** Aim of the exercise **
Repeat the material verbatim. Images are excluded from the copy.

** Stored data **
···

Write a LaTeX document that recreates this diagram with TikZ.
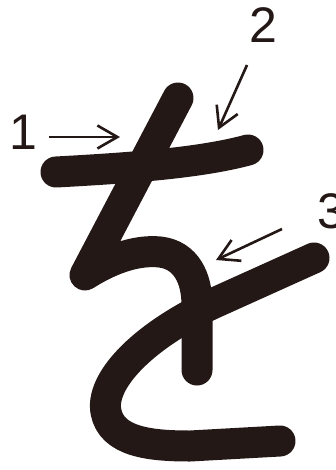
\documentclass[tikz,border=0pt]{standalone}
\usepackage{fontspec}
\newfontfamily\numfont{Liberation Sans}
\usetikzlibrary{arrows.meta}
\definecolor{ink}{HTML}{231815}
\tikzset{
  kana/.style={draw=ink, line width=31pt, line cap=round, line join=round},
  guide/.style={draw=ink, line width=2.6pt, -{Straight Barb[length=20pt,width=23pt,line width=2.6pt]}},
  num/.style={font=\numfont\fontsize{50}{50}\selectfont, text=ink, inner sep=0pt}
}
\begin{document}
\begin{tikzpicture}[x=1pt,y=-1pt]
\useasboundingbox (0,0) rectangle (336,470);
% stroke 1
\draw[kana] (56,172) .. controls (130,168) and (200,163) .. (248,150);
% stroke 2
\draw[kana] (178,98) -- (85,275) .. controls (115,256) and (140,250) .. (160,252)
  .. controls (186,255) and (197,278) .. (197,305) -- (197,370);
% stroke 3
\draw[kana] (314,258) -- (212,304) .. controls (140,338) and (100,382) .. (106,412)
  .. controls (112,442) and (150,446) .. (190,446) -- (280,441);
% numbers
\node[num] (n1) at (23,132) {1};
\node[num] (n2) at (263,25) {2};
\node[num] (n3) at (331,211) {3};
% guide arrows
\coordinate (a1s) at (49,137); \coordinate (a1e) at (120,137);
\coordinate (a2s) at (247,65); \coordinate (a2e) at (218,130);
\coordinate (a3s) at (282,229); \coordinate (a3e) at (216,260);
\draw[guide] (a1s) -- (a1e);
\draw[guide] (a2s) -- (a2e);
\draw[guide] (a3s) -- (a3e);
\end{tikzpicture}
\end{document}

···

** Task result **
Write a LaTeX document that recreates this diagram with TikZ.
\documentclass[tikz,border=0pt]{standalone}
\usepackage{fontspec}
\newfontfamily\numfont{Liberation Sans}
\usetikzlibrary{arrows.meta}
\definecolor{ink}{HTML}{231815}
\tikzset{
  kana/.style={draw=ink, line width=31pt, line cap=round, line join=round},
  guide/.style={draw=ink, line width=2.6pt, -{Straight Barb[length=20pt,width=23pt,line width=2.6pt]}},
  num/.style={font=\numfont\fontsize{50}{50}\selectfont, text=ink, inner sep=0pt}
}
\begin{document}
\begin{tikzpicture}[x=1pt,y=-1pt]
\useasboundingbox (0,0) rectangle (336,470);
% stroke 1
\draw[kana] (56,172) .. controls (130,168) and (200,163) .. (248,150);
% stroke 2
\draw[kana] (178,98) -- (85,275) .. controls (115,256) and (140,250) .. (160,252)
  .. controls (186,255) and (197,278) .. (197,305) -- (197,370);
% stroke 3
\draw[kana] (314,258) -- (212,304) .. controls (140,338) and (100,382) .. (106,412)
  .. controls (112,442) and (150,446) .. (190,446) -- (280,441);
% numbers
\node[num] (n1) at (23,132) {1};
\node[num] (n2) at (263,25) {2};
\node[num] (n3) at (331,211) {3};
% guide arrows
\coordinate (a1s) at (49,137); \coordinate (a1e) at (120,137);
\coordinate (a2s) at (247,65); \coordinate (a2e) at (218,130);
\coordinate (a3s) at (282,229); \coordinate (a3e) at (216,260);
\draw[guide] (a1s) -- (a1e);
\draw[guide] (a2s) -- (a2e);
\draw[guide] (a3s) -- (a3e);
\end{tikzpicture}
\end{document}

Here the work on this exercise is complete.